**BRIEF:**
The listing below begins with the first line you should copy; stop after the line containing "import * as", and drop every picture.

**SOURCE DATA:**

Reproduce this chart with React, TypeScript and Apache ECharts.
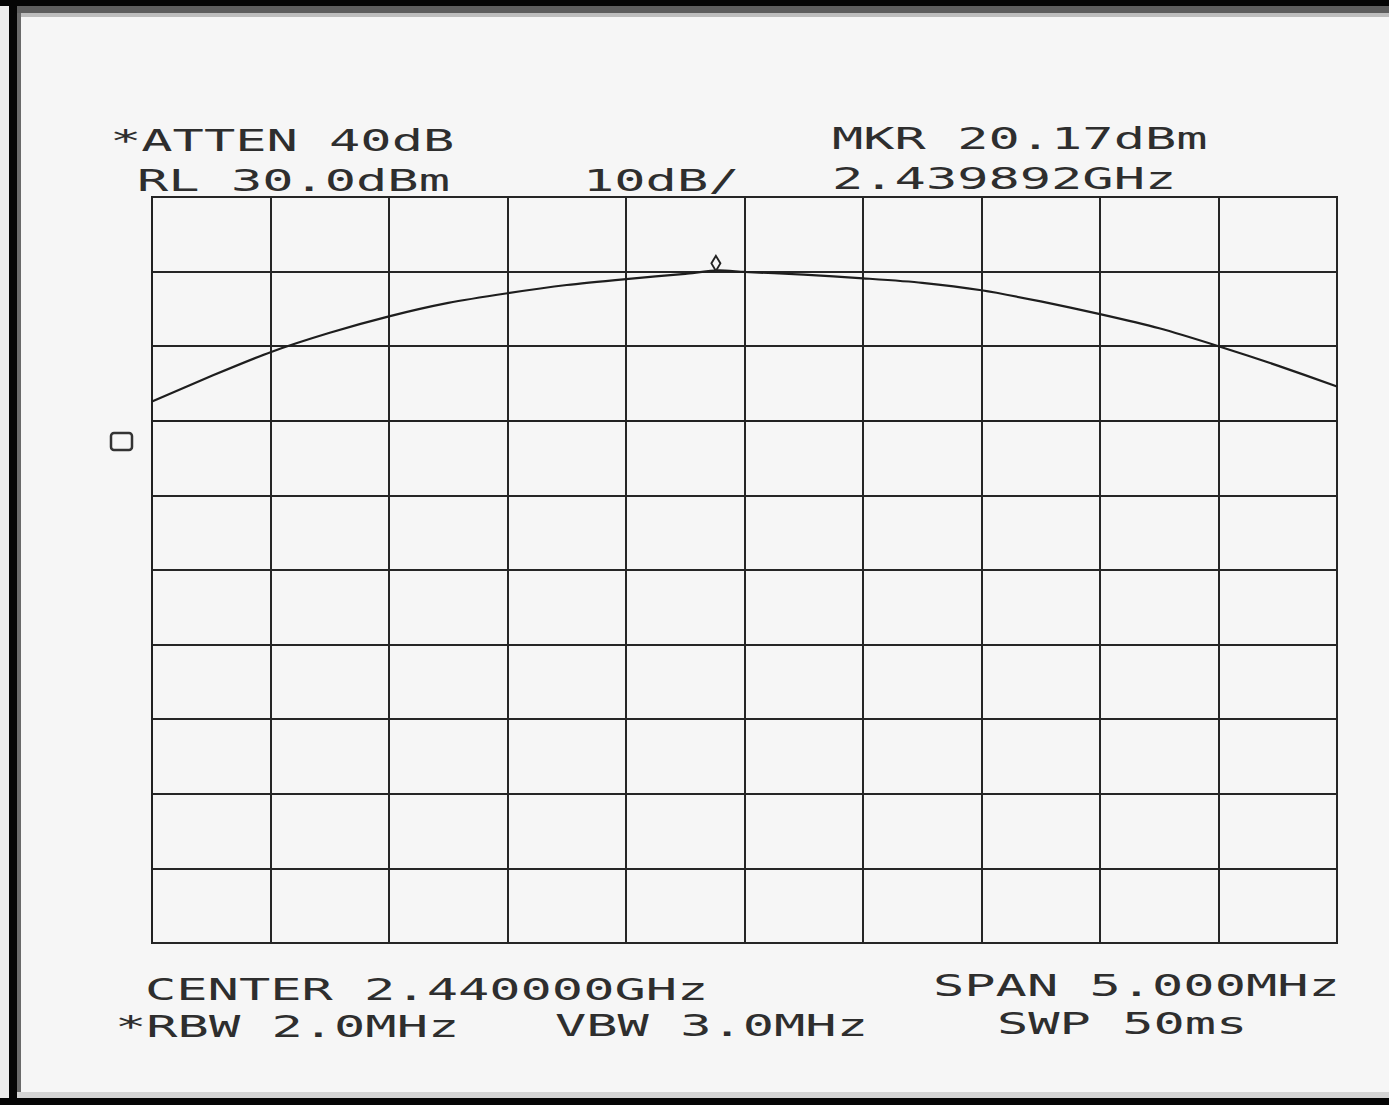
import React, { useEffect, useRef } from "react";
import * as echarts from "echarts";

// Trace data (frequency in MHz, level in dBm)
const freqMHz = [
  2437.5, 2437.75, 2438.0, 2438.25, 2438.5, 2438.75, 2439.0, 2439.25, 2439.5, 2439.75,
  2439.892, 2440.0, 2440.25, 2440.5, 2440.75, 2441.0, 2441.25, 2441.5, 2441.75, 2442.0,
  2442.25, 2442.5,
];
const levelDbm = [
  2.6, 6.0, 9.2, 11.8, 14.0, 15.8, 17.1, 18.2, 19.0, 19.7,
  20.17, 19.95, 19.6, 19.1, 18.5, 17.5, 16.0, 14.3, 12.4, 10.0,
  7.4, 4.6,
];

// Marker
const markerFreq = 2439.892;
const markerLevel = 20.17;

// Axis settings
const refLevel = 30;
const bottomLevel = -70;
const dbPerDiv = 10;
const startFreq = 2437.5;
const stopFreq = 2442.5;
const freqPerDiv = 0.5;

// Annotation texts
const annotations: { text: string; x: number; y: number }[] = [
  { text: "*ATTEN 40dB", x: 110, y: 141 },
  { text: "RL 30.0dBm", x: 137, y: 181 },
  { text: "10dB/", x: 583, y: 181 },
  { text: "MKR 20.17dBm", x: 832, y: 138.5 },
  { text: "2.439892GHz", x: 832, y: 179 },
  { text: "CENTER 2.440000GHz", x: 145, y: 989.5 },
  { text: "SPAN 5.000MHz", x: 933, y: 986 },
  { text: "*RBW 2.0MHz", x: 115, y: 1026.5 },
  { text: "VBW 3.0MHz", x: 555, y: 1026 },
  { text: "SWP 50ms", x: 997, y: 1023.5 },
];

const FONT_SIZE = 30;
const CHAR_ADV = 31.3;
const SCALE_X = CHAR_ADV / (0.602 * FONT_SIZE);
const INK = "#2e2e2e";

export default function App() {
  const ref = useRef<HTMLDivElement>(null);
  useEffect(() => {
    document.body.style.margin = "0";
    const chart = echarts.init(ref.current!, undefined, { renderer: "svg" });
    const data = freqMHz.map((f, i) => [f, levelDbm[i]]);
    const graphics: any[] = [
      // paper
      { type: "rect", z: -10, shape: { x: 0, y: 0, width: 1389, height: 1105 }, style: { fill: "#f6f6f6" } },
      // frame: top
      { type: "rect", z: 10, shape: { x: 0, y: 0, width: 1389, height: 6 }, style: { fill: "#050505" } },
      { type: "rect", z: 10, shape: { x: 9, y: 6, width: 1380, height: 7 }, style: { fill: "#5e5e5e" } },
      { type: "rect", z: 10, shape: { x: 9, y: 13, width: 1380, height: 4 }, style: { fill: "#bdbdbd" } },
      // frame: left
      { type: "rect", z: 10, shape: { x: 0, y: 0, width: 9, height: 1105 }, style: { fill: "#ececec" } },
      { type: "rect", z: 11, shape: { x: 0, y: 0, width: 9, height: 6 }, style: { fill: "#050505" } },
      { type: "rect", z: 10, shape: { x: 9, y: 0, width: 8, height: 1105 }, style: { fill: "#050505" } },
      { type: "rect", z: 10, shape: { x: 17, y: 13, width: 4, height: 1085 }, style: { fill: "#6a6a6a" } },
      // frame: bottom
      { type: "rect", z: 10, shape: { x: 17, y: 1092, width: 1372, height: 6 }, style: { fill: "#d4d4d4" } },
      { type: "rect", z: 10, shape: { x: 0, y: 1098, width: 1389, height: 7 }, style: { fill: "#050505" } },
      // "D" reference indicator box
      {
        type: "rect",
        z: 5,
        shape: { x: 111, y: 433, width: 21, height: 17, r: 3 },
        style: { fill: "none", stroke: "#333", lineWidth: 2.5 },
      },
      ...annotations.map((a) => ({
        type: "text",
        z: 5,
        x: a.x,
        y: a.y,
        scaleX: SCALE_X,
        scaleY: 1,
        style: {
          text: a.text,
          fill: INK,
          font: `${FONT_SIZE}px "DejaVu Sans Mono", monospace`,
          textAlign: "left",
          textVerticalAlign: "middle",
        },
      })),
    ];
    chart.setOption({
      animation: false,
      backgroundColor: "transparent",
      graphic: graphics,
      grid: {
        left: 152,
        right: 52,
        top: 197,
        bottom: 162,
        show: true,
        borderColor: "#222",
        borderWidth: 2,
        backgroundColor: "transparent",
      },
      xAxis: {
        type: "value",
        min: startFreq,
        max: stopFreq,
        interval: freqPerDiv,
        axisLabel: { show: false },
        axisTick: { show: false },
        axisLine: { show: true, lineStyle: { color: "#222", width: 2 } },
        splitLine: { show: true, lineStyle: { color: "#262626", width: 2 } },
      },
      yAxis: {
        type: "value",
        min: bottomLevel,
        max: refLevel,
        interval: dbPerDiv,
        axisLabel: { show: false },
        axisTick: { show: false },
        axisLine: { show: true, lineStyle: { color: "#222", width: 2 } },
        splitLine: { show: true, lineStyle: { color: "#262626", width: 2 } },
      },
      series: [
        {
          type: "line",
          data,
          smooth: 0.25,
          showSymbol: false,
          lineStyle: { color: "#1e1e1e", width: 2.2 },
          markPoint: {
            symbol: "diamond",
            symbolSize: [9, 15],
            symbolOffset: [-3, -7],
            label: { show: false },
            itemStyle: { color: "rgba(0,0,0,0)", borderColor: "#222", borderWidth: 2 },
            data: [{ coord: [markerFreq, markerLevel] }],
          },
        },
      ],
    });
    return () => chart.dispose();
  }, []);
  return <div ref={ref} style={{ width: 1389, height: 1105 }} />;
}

**TASK ANSWER:**
Reproduce this chart with React, TypeScript and Apache ECharts.
import React, { useEffect, useRef } from "react";
import * as echarts from "echarts";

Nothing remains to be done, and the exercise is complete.